_Work to complete_.
The lines to extract run from the first line of the material below to the line containing "var boilP = [1.013, 1.013, 1.013];", both included; leave the pictures behind.

>> start Material provided

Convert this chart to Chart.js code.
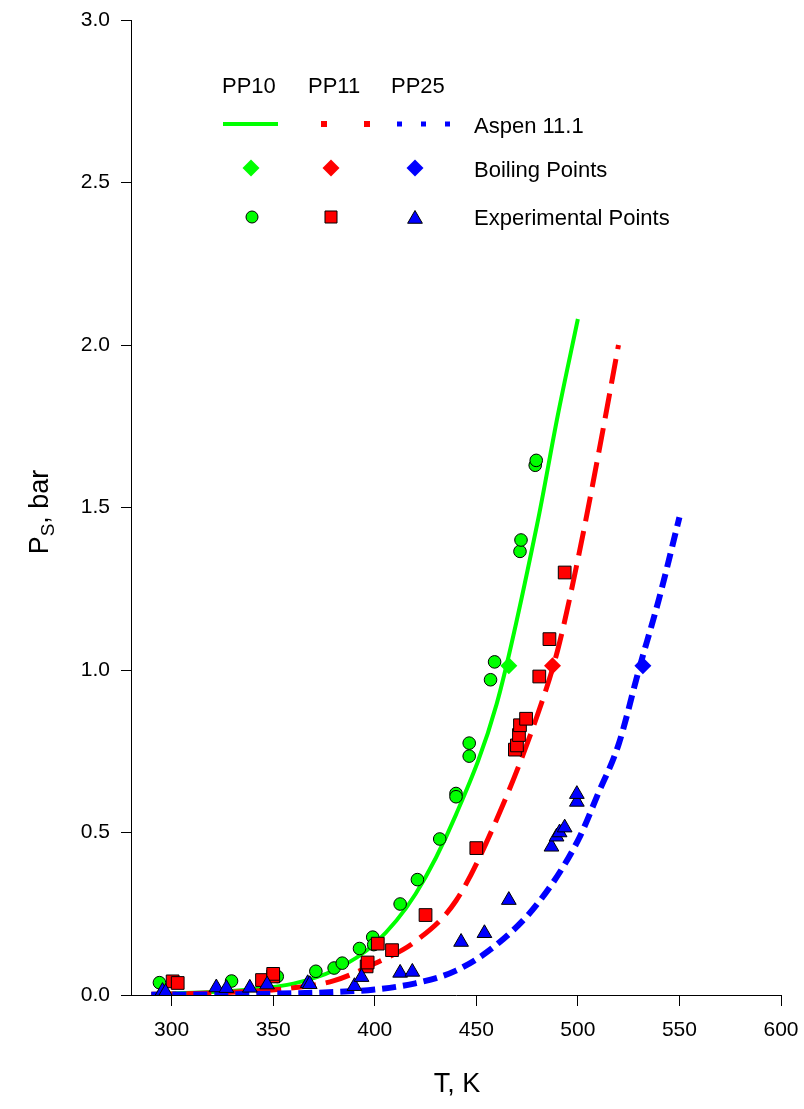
<!DOCTYPE html>
<html>
<head>
<meta charset="utf-8">
<title>Vapour pressure</title>
<script src="https://cdn.jsdelivr.net/npm/chart.js@4.4.1/dist/chart.umd.min.js"></script>
<style>
  html, body { margin: 0; padding: 0; background: #fff; }
</style>
</head>
<body>
<canvas id="ps-chart" width="804" height="1109"></canvas>
<script>
// Aspen 11.1 vapour pressure curves (T in K, P in bar)
var pp10T = [290, 300, 320, 340, 360, 380, 400, 420, 440, 460, 480, 490, 500];
var pp10P = [0.003, 0.005, 0.009, 0.018, 0.035, 0.076, 0.158, 0.31, 0.555, 0.895, 1.45, 1.78, 2.08];
var pp11T = [290, 300, 320, 340, 360, 380, 400, 420, 440, 460, 480, 490, 500, 510, 520];
var pp11P = [0.002, 0.003, 0.006, 0.012, 0.022, 0.044, 0.097, 0.165, 0.29, 0.54, 0.86, 1.06, 1.34, 1.66, 2.0];
var pp25T = [290, 320, 350, 380, 400, 420, 440, 460, 480, 500, 510, 520, 530, 540, 550];
var pp25P = [0.001, 0.002, 0.004, 0.009, 0.017, 0.036, 0.075, 0.155, 0.28, 0.475, 0.62, 0.77, 1.0, 1.22, 1.47];

// normal boiling points: PP10, PP11, PP25
var boilT = [466, 487.5, 532];
var boilP = [1.013, 1.013, 1.013];

// experimental points
var expPP10T = [294, 329.5, 352, 371, 380, 384, 392.5, 399, 399.5, 412.5, 421, 432, 440, 440, 446.5, 446.5, 457, 459, 471.5, 472, 479, 479.5];
var expPP10P = [0.038, 0.043, 0.057, 0.073, 0.083, 0.098, 0.143, 0.178, 0.155, 0.28, 0.355, 0.48, 0.62, 0.61, 0.775, 0.735, 0.97, 1.025, 1.365, 1.40, 1.63, 1.645];
var expPP11T = [300.5, 303, 344.5, 350, 350, 396, 396.5, 401.5, 408.5, 425, 450, 469, 470, 471, 471.5, 474.5, 481, 486, 493.5];
var expPP11P = [0.042, 0.037, 0.046, 0.057, 0.065, 0.088, 0.10, 0.158, 0.138, 0.246, 0.452, 0.755, 0.768, 0.80, 0.83, 0.85, 0.98, 1.095, 1.30];
var expPP25T = [295.5, 297, 322, 327, 338.5, 347, 367, 368, 390, 393.5, 412.5, 418.5, 442.5, 454, 466, 487, 489.5, 491, 493.5, 499.5, 499.5];
var expPP25P = [0.012, 0.008, 0.023, 0.021, 0.022, 0.032, 0.036, 0.033, 0.027, 0.055, 0.068, 0.071, 0.163, 0.19, 0.292, 0.456, 0.487, 0.50, 0.515, 0.594, 0.618];

var xTicks = [300, 350, 400, 450, 500, 550, 600];
var yTicks = [0, 0.5, 1.0, 1.5, 2.0, 2.5, 3.0];

var GREEN = '#00ff00', RED = '#ff0000', BLUE = '#0000ff';

function pts(xs, ys) {
    return xs.map(function(t, i) { return {x: t, y: ys[i]}; });
}

// legend + axis titles drawn by hand (SigmaPlot style)
var decorations = {
    id: 'decorations',
    afterDraw: function(chart) {
        var ctx = chart.ctx;
        var area = chart.chartArea;
        var draw = Chart.helpers.drawPoint;
        ctx.save();

        // x axis line runs a little past the y axis
        ctx.strokeStyle = '#000';
        ctx.lineWidth = 1;
        ctx.beginPath();
        ctx.moveTo(area.left - 8, Math.round(area.bottom) + 0.5);
        ctx.lineTo(area.left, Math.round(area.bottom) + 0.5);
        ctx.stroke();

        ctx.fillStyle = '#000';
        ctx.font = '22px Arial, "Liberation Sans", sans-serif';
        ctx.textBaseline = 'alphabetic';
        ctx.textAlign = 'left';
        ctx.fillText('PP10', 222, 93);
        ctx.fillText('PP11', 308, 93);
        ctx.fillText('PP25', 391, 93);
        ctx.fillText('Aspen 11.1', 474, 133);
        ctx.fillText('Boiling Points', 474, 177);
        ctx.fillText('Experimental Points', 474, 225);

        // line samples
        ctx.lineCap = 'butt';
        ctx.strokeStyle = GREEN;
        ctx.lineWidth = 4;
        ctx.beginPath(); ctx.moveTo(223, 124); ctx.lineTo(278, 124); ctx.stroke();
        ctx.strokeStyle = RED;
        ctx.lineWidth = 6;
        ctx.setLineDash([6, 37]);
        ctx.beginPath(); ctx.moveTo(321, 124); ctx.lineTo(371, 124); ctx.stroke();
        ctx.strokeStyle = BLUE;
        ctx.lineWidth = 5;
        ctx.setLineDash([5, 19]);
        ctx.beginPath(); ctx.moveTo(397, 124); ctx.lineTo(450, 124); ctx.stroke();
        ctx.setLineDash([]);

        // boiling point diamonds
        [[251, GREEN], [331, RED], [415, BLUE]].forEach(function(d) {
            ctx.fillStyle = d[1];
            ctx.strokeStyle = d[1];
            ctx.lineWidth = 0;
            draw(ctx, {pointStyle: 'rectRot', radius: 8.5, rotation: 0, borderWidth: 0}, d[0], 168);
        });

        // experimental markers
        ctx.strokeStyle = '#000';
        ctx.lineWidth = 1;
        ctx.fillStyle = GREEN;
        draw(ctx, {pointStyle: 'circle', radius: 6, rotation: 0, borderWidth: 1}, 252, 217);
        ctx.fillStyle = RED;
        draw(ctx, {pointStyle: 'rect', radius: 8.5, rotation: 0, borderWidth: 1}, 331, 217);
        ctx.fillStyle = BLUE;
        draw(ctx, {pointStyle: 'triangle', radius: 8.5, rotation: 0, borderWidth: 1}, 415, 219);

        // axis titles
        ctx.fillStyle = '#000';
        ctx.textAlign = 'center';
        ctx.textBaseline = 'middle';
        ctx.font = '27px Arial, "Liberation Sans", sans-serif';
        ctx.fillText('T, K', 457, 1085);

        ctx.translate(38, 512);
        ctx.rotate(-Math.PI / 2);
        ctx.textAlign = 'left';
        ctx.textBaseline = 'alphabetic';
        var big = '27px Arial, "Liberation Sans", sans-serif';
        var small = '19px Arial, "Liberation Sans", sans-serif';
        ctx.font = big;
        var wP = ctx.measureText('P').width;
        var wRest = ctx.measureText(', bar').width;
        ctx.font = small;
        var wS = ctx.measureText('S').width;
        var x0 = -(wP + wS + wRest) / 2;
        ctx.font = big;
        ctx.fillText('P', x0, 10);
        ctx.font = small;
        ctx.fillText('S', x0 + wP, 16);
        ctx.font = big;
        ctx.fillText(', bar', x0 + wP + wS, 10);
        ctx.restore();
    }
};

var tickFont = {family: 'Arial, "Liberation Sans", sans-serif', size: 21};

var ps_chart = new Chart(document.getElementById('ps-chart').getContext('2d'), {
    type: 'scatter',
    data: {
        datasets: [
            {
                label: 'PP25 exp',
                data: pts(expPP25T, expPP25P),
                pointStyle: 'triangle',
                pointRadius: 8.5,
                backgroundColor: BLUE,
                borderColor: '#000',
                borderWidth: 1
            },
            {
                label: 'PP11 exp',
                data: pts(expPP11T, expPP11P),
                pointStyle: 'rect',
                pointRadius: 9,
                backgroundColor: RED,
                borderColor: '#000',
                borderWidth: 1
            },
            {
                label: 'PP10 exp',
                data: pts(expPP10T, expPP10P),
                pointStyle: 'circle',
                pointRadius: 6.3,
                backgroundColor: GREEN,
                borderColor: '#000',
                borderWidth: 1
            },
            {
                label: 'Boiling Points',
                data: pts(boilT, boilP),
                pointStyle: 'rectRot',
                pointRadius: 8.5,
                backgroundColor: [GREEN, RED, BLUE],
                borderColor: [GREEN, RED, BLUE],
                borderWidth: 0
            },
            {
                label: 'PP25 Aspen',
                data: pts(pp25T, pp25P),
                showLine: true,
                pointRadius: 0,
                borderColor: BLUE,
                borderWidth: 6,
                borderDash: [14, 7],
                cubicInterpolationMode: 'monotone'
            },
            {
                label: 'PP11 Aspen',
                data: pts(pp11T, pp11P),
                showLine: true,
                pointRadius: 0,
                borderColor: RED,
                borderWidth: 5,
                borderDash: [25, 10],
                cubicInterpolationMode: 'monotone'
            },
            {
                label: 'PP10 Aspen',
                data: pts(pp10T, pp10P),
                showLine: true,
                pointRadius: 0,
                borderColor: GREEN,
                borderWidth: 4,
                cubicInterpolationMode: 'monotone'
            }
        ]
    },
    options: {
        responsive: false,
        animation: false,
        devicePixelRatio: 1,
        layout: {
            padding: {top: 20, right: 23, bottom: 0, left: 0}
        },
        plugins: {
            legend: {display: false},
            tooltip: {enabled: false}
        },
        scales: {
            x: {
                type: 'linear',
                min: 280,
                max: 600,
                afterBuildTicks: function(scale) {
                    scale.ticks = xTicks.map(function(v) { return {value: v}; });
                },
                afterFit: function(scale) {
                    scale.height = 114;
                    scale.paddingLeft = 0;
                    scale.paddingRight = 0;
                },
                grid: {display: true, drawOnChartArea: false, drawTicks: true, tickLength: 11, color: '#000', lineWidth: 1},
                border: {display: true, color: '#000', width: 1},
                ticks: {color: '#000', font: tickFont, padding: 12, maxRotation: 0}
            },
            y: {
                type: 'linear',
                min: 0,
                max: 3,
                afterBuildTicks: function(scale) {
                    scale.ticks = yTicks.map(function(v) { return {value: v}; });
                },
                afterFit: function(scale) {
                    scale.width = 131;
                    scale.paddingTop = 0;
                    scale.paddingBottom = 0;
                },
                grid: {display: true, drawOnChartArea: false, drawTicks: true, tickLength: 10, color: '#000', lineWidth: 1},
                border: {display: true, color: '#000', width: 1},
                ticks: {
                    color: '#000',
                    font: tickFont,
                    padding: 11,
                    callback: function(v) { return Number(v).toFixed(1); }
                }
            }
        }
    },
    plugins: [decorations]
}); // CHART
</script>
</body>
</html>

>> end Material provided

_Answer to the problem_.
Convert this chart to Chart.js code.
<!DOCTYPE html>
<html>
<head>
<meta charset="utf-8">
<title>Vapour pressure</title>
<script src="https://cdn.jsdelivr.net/npm/chart.js@4.4.1/dist/chart.umd.min.js"></script>
<style>
  html, body { margin: 0; padding: 0; background: #fff; }
</style>
</head>
<body>
<canvas id="ps-chart" width="804" height="1109"></canvas>
<script>
// Aspen 11.1 vapour pressure curves (T in K, P in bar)
var pp10T = [290, 300, 320, 340, 360, 380, 400, 420, 440, 460, 480, 490, 500];
var pp10P = [0.003, 0.005, 0.009, 0.018, 0.035, 0.076, 0.158, 0.31, 0.555, 0.895, 1.45, 1.78, 2.08];
var pp11T = [290, 300, 320, 340, 360, 380, 400, 420, 440, 460, 480, 490, 500, 510, 520];
var pp11P = [0.002, 0.003, 0.006, 0.012, 0.022, 0.044, 0.097, 0.165, 0.29, 0.54, 0.86, 1.06, 1.34, 1.66, 2.0];
var pp25T = [290, 320, 350, 380, 400, 420, 440, 460, 480, 500, 510, 520, 530, 540, 550];
var pp25P = [0.001, 0.002, 0.004, 0.009, 0.017, 0.036, 0.075, 0.155, 0.28, 0.475, 0.62, 0.77, 1.0, 1.22, 1.47];

// normal boiling points: PP10, PP11, PP25
var boilT = [466, 487.5, 532];
var boilP = [1.013, 1.013, 1.013];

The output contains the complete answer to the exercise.